A GCI stand on Jameson Plaza during the orientation and registration week gives all the students an opportunity to discover more about GCI, as well as learn about projects that they might like to get involved in.

===Green Bowls Championship (February)===
During February, Green Bowls Day starts off the 'green' year for many residence students at UCT. Held at Mowbray Bowling Club for the first time in 2010, it was a considered a great success by all who partook.

===Earth Hour (March)===
Earth Hour started in 2007 in Sydney, Australia when 2.2 million individuals and more than 2,000 businesses turned their lights off for one hour to take a stand against climate change. Only a year later and Earth Hour had become a global sustainability movement with more than 50 million people across 35 countries participating.
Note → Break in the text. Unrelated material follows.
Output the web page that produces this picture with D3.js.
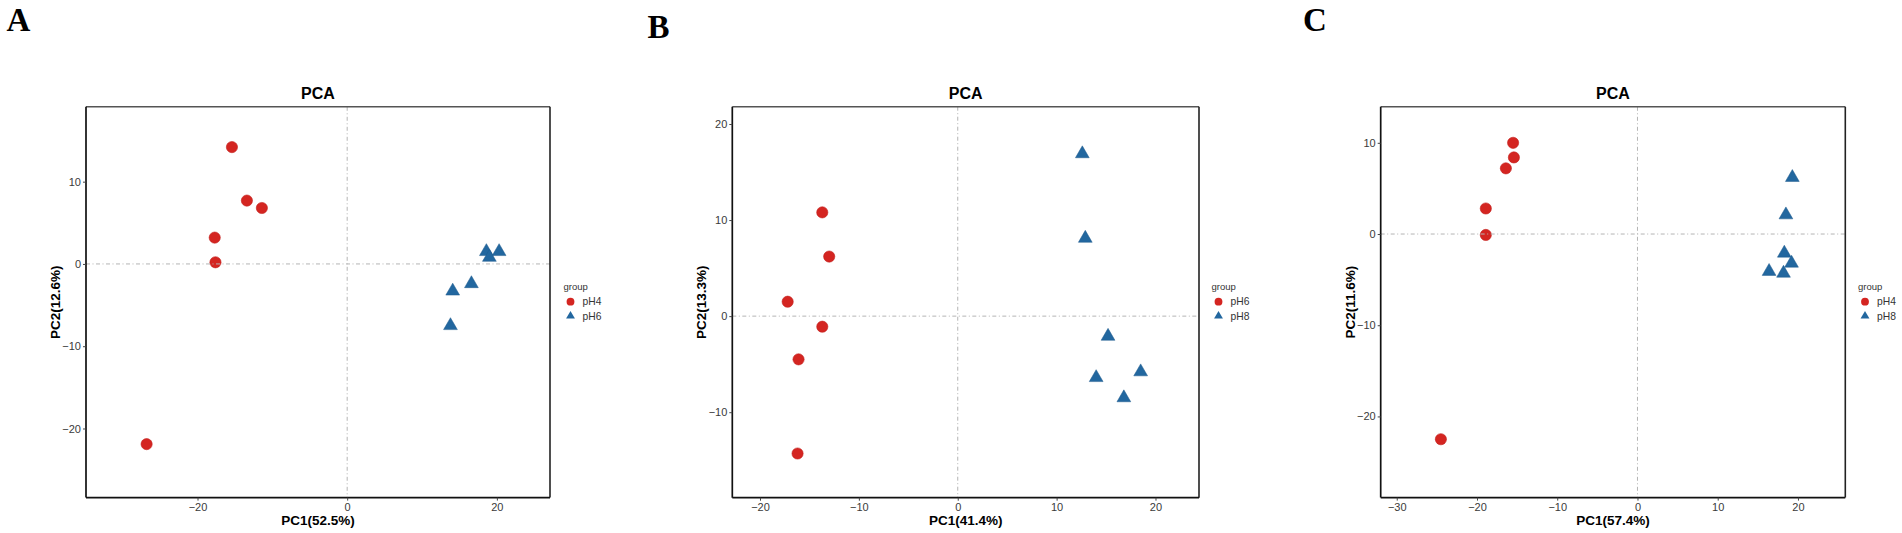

Every Year, GCI does its bit for the promotion of Earth Hour.
- In 2009, GCI organised a candlelight music concert in Graça Machel Residence.
- In 2010, GCI hosted another concert. <update required here>

===Residence Energy Challenge===
An Energy Challenge, in partnership with Eskom, promotes energy saving and efficiency. Residences compete to reduce their total energy consumption in an allocated period of time. A prize is awarded to the residence that shows the biggest change. The GCI also works with House Committees to raise awareness about environmental issues within the residences.

===Green Week (March)===
The GCI Green Week is the biggest annual event that GCI organises. It is usually in March, and aims to highlight various 'green' issues. The week seeks to make all students aware of these issues through debates, screenings, interactive displays, an Expo which aims to inspire students and staff to take greater responsibility for their living footprint, and a band performance on Jameson Plaza amongst other things. Unconventional education methods, such as large structure displays on the campus and turning UCT's intranet website (called Vula) green, are used to ensure that as many students and staff members as possible are aware of the message behind Green Week. Green Week is also an opportunity to link with other universities and organisations.